Type Theory and Machine Learning: Incompatible Foundations?

The assumption that type theory and machine learning operate in fundamentally incompatible domains has become so entrenched that few researchers bother questioning it anymore.

This division persists despite mounting evidence that it rests on a category error. Type theory and machine learning are not opposing epistemologies—they are operating at different levels of abstraction, solving different problems within the same computational landscape. The real incompatibility lies not between the frameworks themselves, but between how we've chosen to deploy them.

What Everyone Gets Wrong

The standard narrative treats type theory as a tool for proving properties about programs and machine learning as a tool for discovering patterns in data. This framing suggests they address orthogonal concerns: one demands certainty, the other tolerates uncertainty. One works top-down from specifications, the other bottom-up from observations. Therefore, they cannot coexist meaningfully in the same system.

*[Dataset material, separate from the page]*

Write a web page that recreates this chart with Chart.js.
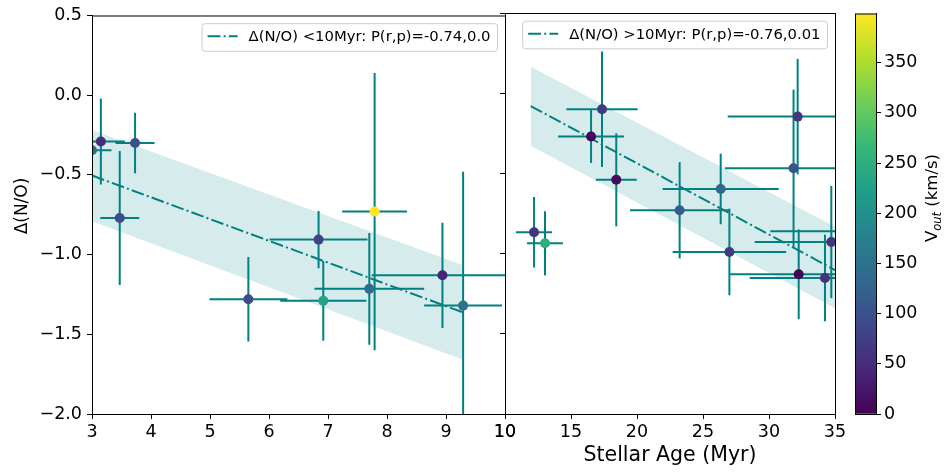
<!DOCTYPE html>
<html>
<head>
<meta charset="utf-8">
<script src="https://cdn.jsdelivr.net/npm/chart.js@4.4.0/dist/chart.umd.min.js"></script>
<style>
    html, body { margin: 0; padding: 0; background: #fff; }
    #wrap { position: relative; width: 947px; height: 472px; overflow: hidden; }
    canvas { position: absolute; top: 0; }
    #young { left: 0; }
    #old { left: 480px; }
    #cbar { left: 840px; }
</style>
</head>
<body>
<div id="wrap">
    <canvas id="young" width="540" height="472"></canvas>
    <canvas id="old" width="380" height="472"></canvas>
    <canvas id="cbar" width="107" height="472"></canvas>
</div>
<script>
// ==========================================
// Data
// ==========================================

// stellar age < 10 Myr
const youngAge    = [3.0, 3.15, 3.73, 3.47, 7.79, 6.84, 5.65, 6.92, 7.70, 8.94, 9.29];
const youngAgeErr = [0.33, 0.41, 0.33, 0.33, 0.55, 0.83, 0.66, 0.73, 0.93, 1.2, 0.66];
const youngDNO    = [-0.345, -0.29, -0.30, -0.77, -0.73, -0.906, -1.28, -1.29, -1.215, -1.13, -1.32];
const youngDNOErr = [0.41, 0.27, 0.19, 0.42, 0.87, 0.18, 0.265, 0.25, 0.35, 0.33, 0.84];
const youngVout   = [145, 50, 100, 95, 399, 80, 90, 230, 140, 40, 148];

// stellar age > 10 Myr
const oldAge    = [17.35, 16.52, 18.43, 26.34, 23.23, 32.17, 31.86, 12.2, 13.03, 27.0, 32.25, 34.24, 34.72, 38.0];
const oldAgeErr = [2.7, 2.5, 1.55, 4.4, 3.76, 5.3, 5.2, 1.37, 1.36, 4.3, 5.2, 5.7, 5.8, 7.9];
const oldDNO    = [-0.10, -0.27, -0.54, -0.597, -0.73, -0.146, -0.468, -0.867, -0.936, -0.99, -1.129, -1.152, -0.928, -0.86];
const oldDNOErr = [0.36, 0.165, 0.29, 0.22, 0.30, 0.36, 0.49, 0.22, 0.20, 0.27, 0.28, 0.27, 0.35, 0.3];
const oldVout   = [70, 5, 8, 135, 115, 65, 105, 62, 250, 65, 3, 58, 62, 100];

// linear fits and their bands
const fitYoungX     = [3.0, 9.29];
const fitYoungY     = [-0.504, -1.363];
const bandYoungUp   = [-0.219, -1.067];
const bandYoungLow  = [-0.79, -1.66];

const fitOldX     = [11.95, 35.5];
const fitOldY     = [-0.08, -1.125];
const bandOldUp   = [0.165, -0.854];
const bandOldLow  = [-0.327, -1.363];

const legendYoung = "Δ(N/O) <10Myr: P(r,p)=-0.74,0.0";
const legendOld   = "Δ(N/O) >10Myr: P(r,p)=-0.76,0.01";

// colour scale
const voutMin = 0;
const voutMax = 399;
const voutTicks = [0, 50, 100, 150, 200, 250, 300, 350];

const viridisStops = ["#440154", "#482878", "#3e4989", "#31688e", "#26828e",
                      "#1f9e89", "#35b779", "#6ece58", "#b5de2b", "#fde725"];

const TEAL = "#008080";
const TICK_SIZE = 17.5;

// ==========================================
// Helpers
// ==========================================

function hexToRgb(h) {
    return [parseInt(h.slice(1, 3), 16), parseInt(h.slice(3, 5), 16), parseInt(h.slice(5, 7), 16)];
}

function viridis(v) {
    let t = (v - voutMin) / (voutMax - voutMin);
    t = Math.max(0, Math.min(1, t));
    const pos = t * (viridisStops.length - 1);
    const i = Math.min(Math.floor(pos), viridisStops.length - 2);
    const f = pos - i;
    const a = hexToRgb(viridisStops[i]);
    const b = hexToRgb(viridisStops[i + 1]);
    const c = a.map((ai, k) => Math.round(ai + (b[k] - ai) * f));
    return `rgb(${c[0]},${c[1]},${c[2]})`;
}

function minusSign(v) {
    return v.toFixed(1).replace("-", "\u2212");
}

function panelDatasets(age, ageErr, dno, dnoErr, vout, fitX, fitY, bandUp, bandLow) {

    const datasets = [];

    datasets.push({
        type: "scatter",
        data: age.map((a, i) => ({ x: a, y: dno[i] })),
        backgroundColor: vout.map(viridis),
        borderWidth: 0,
        pointRadius: 5,
        pointHoverRadius: 5,
        order: 0,
        clip: 0
    });

    const err = {
        type: "line",
        borderColor: TEAL,
        borderWidth: 2,
        pointRadius: 0,
        fill: false,
        order: 1,
        clip: 0
    };

    age.forEach((a, i) => {
        datasets.push({ ...err, data: [{ x: a - ageErr[i], y: dno[i] }, { x: a + ageErr[i], y: dno[i] }] });
        datasets.push({ ...err, data: [{ x: a, y: dno[i] - dnoErr[i] }, { x: a, y: dno[i] + dnoErr[i] }] });
    });

    datasets.push({
        type: "line",
        data: fitX.map((x, i) => ({ x: x, y: fitY[i] })),
        borderColor: TEAL,
        borderWidth: 2,
        borderDash: [12.8, 3.2, 2, 3.2],
        pointRadius: 0,
        fill: false,
        order: 2,
        clip: 0
    });

    datasets.push({
        type: "line",
        data: fitX.map((x, i) => ({ x: x, y: bandUp[i] })),
        borderWidth: 0,
        borderColor: "rgba(0,0,0,0)",
        backgroundColor: "rgba(0,128,128,0.16)",
        pointRadius: 0,
        fill: "+1",
        order: 3,
        clip: 0
    });

    datasets.push({
        type: "line",
        data: fitX.map((x, i) => ({ x: x, y: bandLow[i] })),
        borderWidth: 0,
        borderColor: "rgba(0,0,0,0)",
        pointRadius: 0,
        fill: false,
        order: 3,
        clip: 0
    });

    return datasets;
}

function tickGrid() {
    return {
        display: true,
        drawOnChartArea: false,
        drawTicks: true,
        tickLength: 5,
        color: "#000",
        tickColor: "#000",
        tickWidth: 1
    };
}

// ==========================================
// Plugins
// ==========================================

const frame = {
    id: "frame",
    afterDraw(chart) {
        const { ctx, chartArea: a } = chart;
        ctx.save();
        ctx.strokeStyle = "#000";
        ctx.lineWidth = 1;
        ctx.strokeRect(a.left + 0.5, a.top + 0.5, a.right - a.left, a.bottom - a.top);
        ctx.restore();
    }
};

function legendBox(text) {
    return {
        id: "legendBox",
        afterDraw(chart) {
            const { ctx, chartArea: a } = chart;
            ctx.save();
            ctx.font = "14.8px 'DejaVu Sans'";
            const w = ctx.measureText(text).width;
            const boxW = 6 + 30 + 11 + w + 6.5;
            const boxH = 27.6;
            const right = a.right - 8;
            const top = a.top + 7.7;
            const left = right - boxW;

            ctx.beginPath();
            ctx.roundRect(left + 0.5, top + 0.5, boxW, boxH, 3);
            ctx.fillStyle = "rgba(255,255,255,0.8)";
            ctx.fill();
            ctx.strokeStyle = "#cccccc";
            ctx.lineWidth = 1;
            ctx.stroke();

            ctx.beginPath();
            ctx.setLineDash([12.8, 3.2, 2, 3.2]);
            ctx.strokeStyle = TEAL;
            ctx.lineWidth = 2;
            ctx.moveTo(left + 6, top + 13);
            ctx.lineTo(left + 36, top + 13);
            ctx.stroke();
            ctx.setLineDash([]);

            ctx.fillStyle = "#000";
            ctx.textBaseline = "middle";
            ctx.fillText(text, left + 47, top + 14);
            ctx.restore();
        }
    };
}

// rotated axis label (reads bottom to top), made of parts so a subscript fits in
function sideLabel(cx, cy, parts) {
    return {
        id: "sideLabel",
        afterDraw(chart) {
            const ctx = chart.ctx;
            ctx.save();
            ctx.translate(cx, cy);
            ctx.rotate(-Math.PI / 2);
            ctx.fillStyle = "#000";
            ctx.textBaseline = "alphabetic";

            const widths = parts.map(p => {
                ctx.font = p.css;
                return ctx.measureText(p.text).width;
            });
            let x = -widths.reduce((s, w) => s + w, 0) / 2;
            parts.forEach((p, i) => {
                ctx.font = p.css;
                ctx.fillText(p.text, x, p.shift || 0);
                x += widths[i];
            });
            ctx.restore();
        }
    };
}

// ==========================================
// Charts
// ==========================================

Chart.defaults.font.family = "'DejaVu Sans', sans-serif";
Chart.defaults.font.size = TICK_SIZE;
Chart.defaults.color = "#000";
Chart.defaults.animation = false;

const basePlugins = {
    legend: { display: false },
    tooltip: { enabled: false }
};

// --- left panel: < 10 Myr ---
new Chart(document.getElementById("young"), {
    type: "scatter",
    data: {
        datasets: panelDatasets(youngAge, youngAgeErr, youngDNO, youngDNOErr, youngVout,
                                fitYoungX, fitYoungY, bandYoungUp, bandYoungLow)
    },
    options: {
        responsive: false,
        devicePixelRatio: 1,
        layout: { padding: { top: 13, right: 35, left: 0, bottom: 0 } },
        scales: {
            x: {
                type: "linear",
                min: 3,
                max: 10,
                ticks: { stepSize: 1, includeBounds: false, padding: 3 },
                grid: tickGrid(),
                border: { display: true, color: "#000", width: 1 },
                afterFit: scale => { scale.height = 58; }
            },
            y: {
                type: "linear",
                min: -2,
                max: 0.5,
                ticks: { stepSize: 0.5, includeBounds: false, padding: 5, callback: v => minusSign(v) },
                grid: tickGrid(),
                border: { display: true, color: "#000", width: 1 },
                afterFit: scale => { scale.width = 92; }
            }
        },
        plugins: basePlugins
    },
    plugins: [
        frame,
        legendBox(legendYoung),
        sideLabel(27, 206, [{ text: "Δ(N/O)", css: "17px 'DejaVu Sans'" }])
    ]
});

// --- right panel: > 10 Myr ---
new Chart(document.getElementById("old"), {
    type: "scatter",
    data: {
        datasets: panelDatasets(oldAge, oldAgeErr, oldDNO, oldDNOErr, oldVout,
                                fitOldX, fitOldY, bandOldUp, bandOldLow)
    },
    options: {
        responsive: false,
        devicePixelRatio: 1,
        layout: { padding: { top: 13, right: 25, left: 0, bottom: 0 } },
        scales: {
            x: {
                type: "linear",
                min: 10,
                max: 35,
                ticks: { stepSize: 5, includeBounds: false, padding: 3 },
                grid: tickGrid(),
                border: { display: true, color: "#000", width: 1 },
                title: { display: true, text: "Stellar Age (Myr)", font: { size: 20.5 }, padding: { top: 0, bottom: 4.4 } },
                afterFit: scale => { scale.height = 58; }
            },
            y: {
                type: "linear",
                min: -2,
                max: 0.5,
                ticks: { stepSize: 0.5, includeBounds: false, display: false },
                grid: tickGrid(),
                border: { display: true, color: "#000", width: 1 },
                afterFit: scale => { scale.width = 25; }
            }
        },
        plugins: basePlugins
    },
    plugins: [frame, legendBox(legendOld)]
});

// --- colour bar ---
new Chart(document.getElementById("cbar"), {
    type: "bar",
    data: {
        labels: [""],
        datasets: [{
            data: [[voutMin, voutMax]],
            borderWidth: 0,
            barPercentage: 1,
            categoryPercentage: 1,
            backgroundColor: context => {
                const area = context.chart.chartArea;
                if (!area) return viridisStops[0];
                const g = context.chart.ctx.createLinearGradient(0, area.bottom, 0, area.top);
                viridisStops.forEach((c, i) => g.addColorStop(i / (viridisStops.length - 1), c));
                return g;
            }
        }]
    },
    options: {
        responsive: false,
        devicePixelRatio: 1,
        layout: { padding: { top: 13, right: 0, left: 15, bottom: 58 } },
        scales: {
            x: { display: false },
            y: {
                position: "right",
                min: voutMin,
                max: voutMax,
                afterBuildTicks: scale => { scale.ticks = voutTicks.map(v => ({ value: v })); },
                ticks: { padding: 3 },
                grid: tickGrid(),
                border: { display: true, color: "#000", width: 1 },
                afterFit: scale => { scale.width = 71; }
            }
        },
        plugins: basePlugins
    },
    plugins: [
        frame,
        sideLabel(97, 198, [
            { text: "V", css: "16.5px 'DejaVu Sans'" },
            { text: "out", css: "italic 11.5px 'DejaVu Sans'", shift: 3.6 },
            { text: " (km/s)", css: "16.5px 'DejaVu Sans'" }
        ])
    ]
});
</script>
</body>
</html>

This is precisely backwards. Type systems are not primarily about certainty—they are about constraining the space of possible computations. A type is a specification of what transformations are valid. Machine learning, conversely, is not about abandoning structure; it is about learning structure from data when explicit specification is intractable. Both activities involve imposing constraints on computation. The difference is where those constraints come from and when they are applied.

Consider symbolic mathematics systems. A computer algebra system like Mathematica or Maple operates within a rigorously typed framework—expressions have types, operations have type signatures, transformations preserve type invariants. Yet these systems also incorporate heuristic methods, pattern matching, and learned strategies for simplification. The type system does not prevent learning; it provides the scaffolding within which learning can be reliable.

Why This Matters More Than People Realize

The incompatibility assumption has real consequences for how we build systems. Current machine learning frameworks treat types as an afterthought—a layer of validation applied post-hoc to neural network outputs. Current proof assistants treat learning as an afterthought—a heuristic search procedure that operates outside the formal system. Neither approach leverages the potential synergy.

Consider what happens when you try to learn a symbolic transformation in an untyped system. The learning algorithm must discover not only the transformation itself but also its domain of validity, its type signature, the invariants it preserves. This is exponentially harder than learning within a typed framework where these constraints are already specified. The type system reduces the hypothesis space dramatically.

Conversely, consider what happens when you try to prove properties about a system without learning from data. You must manually specify every relevant invariant, every edge case, every constraint. For complex systems—particularly those operating on real-world data—this becomes intractable. Learning mechanisms could discover invariants that humans would struggle to articulate.

The practical implication: systems that combine typed structure with learning mechanisms should be more capable, not less. A machine learning system constrained by type invariants should produce more reliable outputs. A type system augmented with learned heuristics should find proofs faster.

What Actually Changes When You See It Clearly

Once you recognize that type theory and machine learning are compatible—indeed, complementary—the research landscape shifts. Instead of asking "should we use types or learning?", the question becomes "how do we integrate type constraints with learning objectives?"

This is not merely theoretical. Custom symbolic mathematics systems built on this principle would combine the reliability of formal methods with the adaptability of learning. A system could learn transformations from examples while maintaining type safety. It could discover new algebraic identities while preserving invariants. It could scale to domains where hand-written rules are impractical, yet remain verifiable.

The incompatibility was never fundamental. It was an artifact of how we organized our research communities and built our tools. Dissolving this false boundary opens a design space that neither approach alone can access.